** GIVEN INSTRUCTION **
Write out each line of the listing as it stands, without the images.

** SUPPLIED MATERIAL **

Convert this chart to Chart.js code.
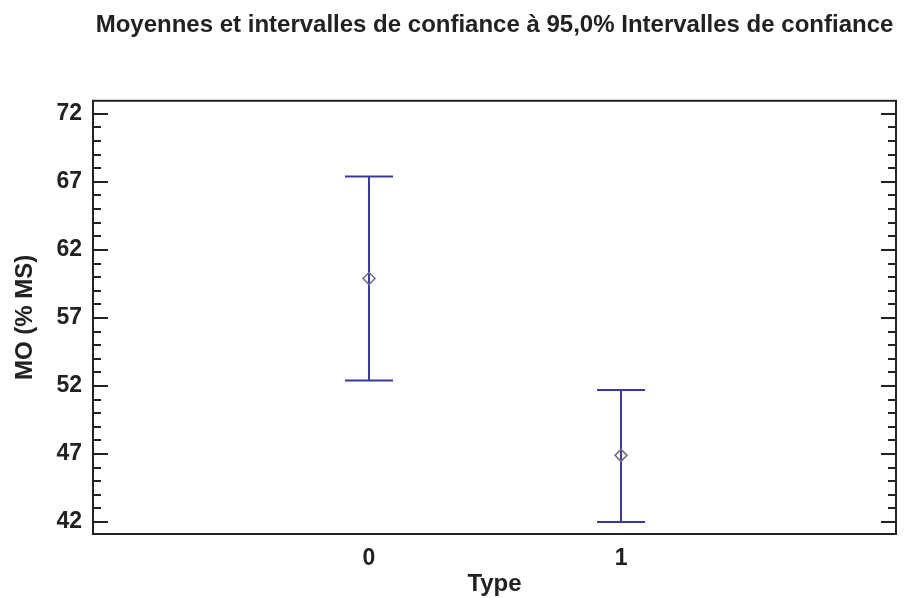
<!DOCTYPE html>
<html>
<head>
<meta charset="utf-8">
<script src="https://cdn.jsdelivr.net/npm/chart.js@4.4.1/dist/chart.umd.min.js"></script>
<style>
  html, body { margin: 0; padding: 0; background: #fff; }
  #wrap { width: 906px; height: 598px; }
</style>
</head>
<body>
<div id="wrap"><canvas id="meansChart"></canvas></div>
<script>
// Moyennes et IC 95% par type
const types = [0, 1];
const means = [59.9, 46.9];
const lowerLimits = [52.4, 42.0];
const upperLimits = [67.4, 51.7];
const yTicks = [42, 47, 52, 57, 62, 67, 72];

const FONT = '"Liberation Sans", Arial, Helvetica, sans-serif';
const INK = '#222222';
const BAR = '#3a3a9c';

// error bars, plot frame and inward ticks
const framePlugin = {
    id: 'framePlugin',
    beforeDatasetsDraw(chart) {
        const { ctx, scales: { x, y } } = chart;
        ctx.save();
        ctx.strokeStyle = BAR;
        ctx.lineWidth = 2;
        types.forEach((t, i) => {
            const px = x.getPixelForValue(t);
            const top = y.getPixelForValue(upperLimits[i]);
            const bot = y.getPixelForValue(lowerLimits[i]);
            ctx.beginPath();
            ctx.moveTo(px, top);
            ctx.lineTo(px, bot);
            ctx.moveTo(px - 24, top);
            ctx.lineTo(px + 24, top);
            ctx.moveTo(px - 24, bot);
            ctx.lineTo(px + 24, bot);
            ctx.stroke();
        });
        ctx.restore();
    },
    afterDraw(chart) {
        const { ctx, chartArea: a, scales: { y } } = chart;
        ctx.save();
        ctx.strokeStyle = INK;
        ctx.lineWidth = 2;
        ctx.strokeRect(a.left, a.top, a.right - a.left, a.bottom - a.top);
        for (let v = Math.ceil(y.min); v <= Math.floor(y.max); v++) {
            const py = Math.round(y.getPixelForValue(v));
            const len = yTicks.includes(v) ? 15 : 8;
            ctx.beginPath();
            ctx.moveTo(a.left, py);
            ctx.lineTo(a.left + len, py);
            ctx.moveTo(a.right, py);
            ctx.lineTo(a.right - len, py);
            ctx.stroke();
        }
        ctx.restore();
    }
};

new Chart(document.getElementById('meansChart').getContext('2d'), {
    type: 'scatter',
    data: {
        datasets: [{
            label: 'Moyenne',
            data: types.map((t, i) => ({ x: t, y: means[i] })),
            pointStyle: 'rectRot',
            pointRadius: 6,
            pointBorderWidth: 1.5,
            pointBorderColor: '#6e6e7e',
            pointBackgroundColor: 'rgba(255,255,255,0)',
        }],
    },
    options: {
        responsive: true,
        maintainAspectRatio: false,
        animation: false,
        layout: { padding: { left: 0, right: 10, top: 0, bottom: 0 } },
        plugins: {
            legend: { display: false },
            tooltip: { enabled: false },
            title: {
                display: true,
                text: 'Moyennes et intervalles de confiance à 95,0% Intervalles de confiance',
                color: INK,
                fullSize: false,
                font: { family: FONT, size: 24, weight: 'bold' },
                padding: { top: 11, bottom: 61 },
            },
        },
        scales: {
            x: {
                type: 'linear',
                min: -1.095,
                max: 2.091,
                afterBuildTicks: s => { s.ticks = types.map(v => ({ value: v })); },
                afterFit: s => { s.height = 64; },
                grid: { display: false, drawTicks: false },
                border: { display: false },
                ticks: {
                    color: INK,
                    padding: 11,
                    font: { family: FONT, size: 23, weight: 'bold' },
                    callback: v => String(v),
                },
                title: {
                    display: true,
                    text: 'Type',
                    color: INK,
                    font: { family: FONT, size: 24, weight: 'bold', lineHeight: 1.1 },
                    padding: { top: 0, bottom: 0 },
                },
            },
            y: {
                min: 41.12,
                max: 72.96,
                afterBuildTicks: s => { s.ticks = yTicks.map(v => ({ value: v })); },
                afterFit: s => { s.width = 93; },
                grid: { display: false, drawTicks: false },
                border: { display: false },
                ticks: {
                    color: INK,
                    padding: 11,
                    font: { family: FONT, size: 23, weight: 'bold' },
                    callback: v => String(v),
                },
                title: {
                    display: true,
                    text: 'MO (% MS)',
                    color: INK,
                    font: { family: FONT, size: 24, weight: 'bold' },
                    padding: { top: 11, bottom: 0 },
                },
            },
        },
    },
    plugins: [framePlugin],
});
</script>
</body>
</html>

** SOLUTION FOR THIS TASK **
Convert this chart to Chart.js code.
<!DOCTYPE html>
<html>
<head>
<meta charset="utf-8">
<script src="https://cdn.jsdelivr.net/npm/chart.js@4.4.1/dist/chart.umd.min.js"></script>
<style>
  html, body { margin: 0; padding: 0; background: #fff; }
  #wrap { width: 906px; height: 598px; }
</style>
</head>
<body>
<div id="wrap"><canvas id="meansChart"></canvas></div>
<script>
// Moyennes et IC 95% par type
const types = [0, 1];
const means = [59.9, 46.9];
const lowerLimits = [52.4, 42.0];
const upperLimits = [67.4, 51.7];
const yTicks = [42, 47, 52, 57, 62, 67, 72];

const FONT = '"Liberation Sans", Arial, Helvetica, sans-serif';
const INK = '#222222';
const BAR = '#3a3a9c';

// error bars, plot frame and inward ticks
const framePlugin = {
    id: 'framePlugin',
    beforeDatasetsDraw(chart) {
        const { ctx, scales: { x, y } } = chart;
        ctx.save();
        ctx.strokeStyle = BAR;
        ctx.lineWidth = 2;
        types.forEach((t, i) => {
            const px = x.getPixelForValue(t);
            const top = y.getPixelForValue(upperLimits[i]);
            const bot = y.getPixelForValue(lowerLimits[i]);
            ctx.beginPath();
            ctx.moveTo(px, top);
            ctx.lineTo(px, bot);
            ctx.moveTo(px - 24, top);
            ctx.lineTo(px + 24, top);
            ctx.moveTo(px - 24, bot);
            ctx.lineTo(px + 24, bot);
            ctx.stroke();
        });
        ctx.restore();
    },
    afterDraw(chart) {
        const { ctx, chartArea: a, scales: { y } } = chart;
        ctx.save();
        ctx.strokeStyle = INK;
        ctx.lineWidth = 2;
        ctx.strokeRect(a.left, a.top, a.right - a.left, a.bottom - a.top);
        for (let v = Math.ceil(y.min); v <= Math.floor(y.max); v++) {
            const py = Math.round(y.getPixelForValue(v));
            const len = yTicks.includes(v) ? 15 : 8;
            ctx.beginPath();
            ctx.moveTo(a.left, py);
            ctx.lineTo(a.left + len, py);
            ctx.moveTo(a.right, py);
            ctx.lineTo(a.right - len, py);
            ctx.stroke();
        }
        ctx.restore();
    }
};

new Chart(document.getElementById('meansChart').getContext('2d'), {
    type: 'scatter',
    data: {
        datasets: [{
            label: 'Moyenne',
            data: types.map((t, i) => ({ x: t, y: means[i] })),
            pointStyle: 'rectRot',
            pointRadius: 6,
            pointBorderWidth: 1.5,
            pointBorderColor: '#6e6e7e',
            pointBackgroundColor: 'rgba(255,255,255,0)',
        }],
    },
    options: {
        responsive: true,
        maintainAspectRatio: false,
        animation: false,
        layout: { padding: { left: 0, right: 10, top: 0, bottom: 0 } },
        plugins: {
            legend: { display: false },
            tooltip: { enabled: false },
            title: {
                display: true,
                text: 'Moyennes et intervalles de confiance à 95,0% Intervalles de confiance',
                color: INK,
                fullSize: false,
                font: { family: FONT, size: 24, weight: 'bold' },
                padding: { top: 11, bottom: 61 },
            },
        },
        scales: {
            x: {
                type: 'linear',
                min: -1.095,
                max: 2.091,
                afterBuildTicks: s => { s.ticks = types.map(v => ({ value: v })); },
                afterFit: s => { s.height = 64; },
                grid: { display: false, drawTicks: false },
                border: { display: false },
                ticks: {
                    color: INK,
                    padding: 11,
                    font: { family: FONT, size: 23, weight: 'bold' },
                    callback: v => String(v),
                },
                title: {
                    display: true,
                    text: 'Type',
                    color: INK,
                    font: { family: FONT, size: 24, weight: 'bold', lineHeight: 1.1 },
                    padding: { top: 0, bottom: 0 },
                },
            },
            y: {
                min: 41.12,
                max: 72.96,
                afterBuildTicks: s => { s.ticks = yTicks.map(v => ({ value: v })); },
                afterFit: s => { s.width = 93; },
                grid: { display: false, drawTicks: false },
                border: { display: false },
                ticks: {
                    color: INK,
                    padding: 11,
                    font: { family: FONT, size: 23, weight: 'bold' },
                    callback: v => String(v),
                },
                title: {
                    display: true,
                    text: 'MO (% MS)',
                    color: INK,
                    font: { family: FONT, size: 24, weight: 'bold' },
                    padding: { top: 11, bottom: 0 },
                },
            },
        },
    },
    plugins: [framePlugin],
});
</script>
</body>
</html>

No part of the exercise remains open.